This work addresses the high computational cost of multimodal perception in autonomous driving and its limited adaptability to dynamic environmental changes. The authors propose PRAM-R, a framework featuring an asynchronous dual-loop architecture that jointly coordinates perception, reasoning, action, and memory. Central to this approach is a large language model (LLM)-driven, context-aware modality routing mechanism coupled with a hierarchical memory system, enabling adaptive modality selection and long-term consistency preservation. Evaluated on the nuScenes dataset, PRAM-R reduces modality usage by 6.22% while improving memory recall by 20%, all without compromising trajectory prediction accuracy. In synthetic stress tests, the framework demonstrates an 87.2% reduction in routing oscillations, substantially enhancing both computational efficiency and system robustness.

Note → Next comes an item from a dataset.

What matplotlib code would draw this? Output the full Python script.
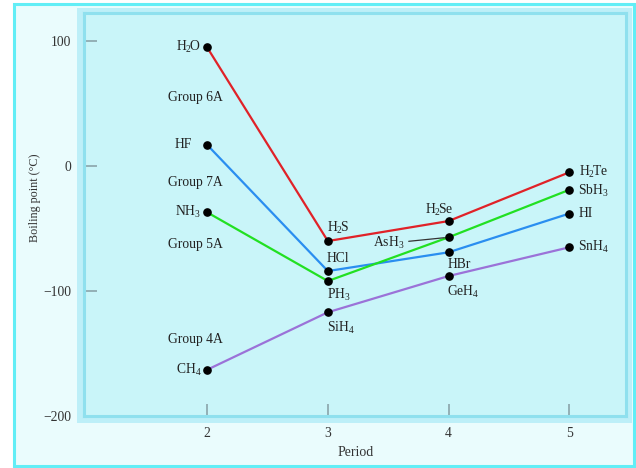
import matplotlib
matplotlib.use("Agg")
import matplotlib.pyplot as plt
from matplotlib.patches import Rectangle

plt.rcParams['font.family'] = ['Liberation Serif', 'DejaVu Serif']
plt.rcParams['mathtext.fontset'] = 'custom'
plt.rcParams['mathtext.rm'] = 'Liberation Serif'
plt.rcParams['mathtext.it'] = 'Liberation Serif'

periods = [2, 3, 4, 5]
group6A = [95, -60, -44, -5]
group7A = [17, -84, -69, -38]
group5A = [-37, -92, -57, -19]
group4A = [-163, -117, -88, -65]

names6A = [r'$\mathregular{H_2\!O}$', r'$\mathregular{H_2\!S}$', r'$\mathregular{H_2\!Se}$', r'$\mathregular{H_2\!Te}$']
names7A = ['HF', 'HCl', 'HBr', 'HI']
names5A = [r'$\mathregular{NH_3}$', r'$\mathregular{PH_3}$', r'$\mathregular{AsH_3}$', r'$\mathregular{SbH_3}$']
names4A = [r'$\mathregular{CH_4}$', r'$\mathregular{SiH_4}$', r'$\mathregular{GeH_4}$', r'$\mathregular{SnH_4}$']

group_names = ['Group 6A', 'Group 7A', 'Group 5A', 'Group 4A']
group_label_y = [55, -13, -63, -139]

colors = ['#e02228', '#2a8ef0', '#22e022', '#9b72d8']

yticks = [100, 0, -100, -200]
xticks = [2, 3, 4, 5]

W, H = 636, 468
fig = plt.figure(figsize=(W / 100, H / 100), dpi=100)
fig.patch.set_facecolor('white')

def fx(px):
    return px / W

def fy(py):
    return 1 - py / H

# outer frame
fig.patches.append(Rectangle((fx(14), fy(466)), fx(634) - fx(14), fy(3.5) - fy(466),
                             transform=fig.transFigure, facecolor='#eafcfd',
                             edgecolor='#62eef6', linewidth=2.2, zorder=-2))
# light band around panel
fig.patches.append(Rectangle((fx(77), fy(423)), fx(632) - fx(77), fy(8) - fy(423),
                             transform=fig.transFigure, facecolor='#bdeff8',
                             edgecolor='none', zorder=-1))

L, R, T, B = 84, 626, 13, 416
ax = fig.add_axes([fx(L), fy(B), fx(R) - fx(L), fy(T) - fy(B)])
ax.set_zorder(2)
ax.set_facecolor('#c9f5f9')
for s in ax.spines.values():
    s.set_color('#8fe0ee')
    s.set_linewidth(2.2)

ax.set_xlim(0.98, 5.47)
ax.set_ylim(-200, 122.5)

series = [group6A, group7A, group5A, group4A]
for vals, c in zip(series, colors):
    ax.plot(periods, vals, color=c, lw=1.6, zorder=2)
    ax.plot(periods, vals, 'o', color='black', ms=5.2, zorder=3)

tk = dict(textcoords='offset points', fontsize=9.8, color='#222222', va='center')
px = 0.72

def lab(name, x, y, dx, dy, ha='left', **kw):
    ax.annotate(name, (x, y), xytext=(dx * px, dy * px), ha=ha, **tk, **kw)

# period 2 (left of dots)
lab(names6A[0], 2, group6A[0], -7, 0, 'right')
lab(names7A[0], 2, group7A[0], -15, 0, 'right')
lab(names5A[0], 2, group5A[0], -6, 0, 'right')
lab(names4A[0], 2, group4A[0], -6, 0, 'right')
# period 3
lab(names6A[1], 3, group6A[1], -1, 13)
lab(names7A[1], 3, group7A[1], -1, 13)
lab(names5A[1], 3, group5A[1], -1, -14)
lab(names4A[1], 3, group4A[1], -1, -16)
# period 4
lab(names6A[2], 4, group6A[2], -24, 11)
lab(names7A[2], 4, group7A[2], -1, -12)
lab(names4A[2], 4, group4A[2], -2, -16)
ax.annotate(names5A[2], (4, group5A[2]), xytext=(-44 * px, -6 * px), ha='right',
            arrowprops=dict(arrowstyle='-', color='#333333', lw=0.9,
                            shrinkA=1, shrinkB=3), **tk)
# period 5
lab(names6A[3], 5, group6A[3], 10, 0)
lab(names5A[3], 5, group5A[3], 9, -1)
lab(names7A[3], 5, group7A[3], 9, 0)
lab(names4A[3], 5, group4A[3], 9, 0)

for g, y in zip(group_names, group_label_y):
    ax.text(1.677, y, g, fontsize=9.8, color='#222222', va='center', ha='left')

ax.set_yticks(yticks)
ax.set_yticklabels(['100', '0', '\u2212100', '\u2212200'])
ax.set_xticks(xticks)
ax.tick_params(axis='both', direction='in', length=9, width=1.2, color='#8aa4aa',
               labelsize=9.8, labelcolor='#333333')
ax.tick_params(axis='y', pad=9)
ax.tick_params(axis='x', pad=8)

fig.text(fx(35), fy(198), 'Boiling point (\u00b0C)', rotation=90, ha='center',
         va='center', fontsize=8.7, color='#333333')
fig.text(fx(356), fy(452), 'Period', ha='center', va='center', fontsize=10,
         color='#333333')

fig.savefig('out.png', dpi=100)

Multimodal perception enables robust autonomous driving but incurs unnecessary computational cost when all sensors remain active. This paper presents PRAM-R, a unified Perception-Reasoning-Action-Memory framework with LLM-Guided Modality Routing for adaptive autonomous driving. PRAM-R adopts an asynchronous dual-loop design: a fast reactive loop for perception and control, and a slow deliberative loop for reasoning-driven modality selection and memory updates. An LLM router selects and weights modalities using environmental context and sensor diagnostics, while a hierarchical memory module preserves temporal consistency and supports long-term adaptation. We conduct a two-stage evaluation: (1) synthetic stress tests for stability analysis and (2) real-world validation on the nuScenes dataset. Synthetic stress tests confirm 87.2% reduction in routing oscillations via hysteresis-based stabilization. Real-world validation on nuScenes shows 6.22% modality reduction with 20% memory recall while maintaining comparable trajectory accuracy to full-modality baselines in complex urban scenarios. Our work demonstrates that LLM-augmented architectures with hierarchical memory achieve efficient, adaptive multimodal perception in autonomous driving.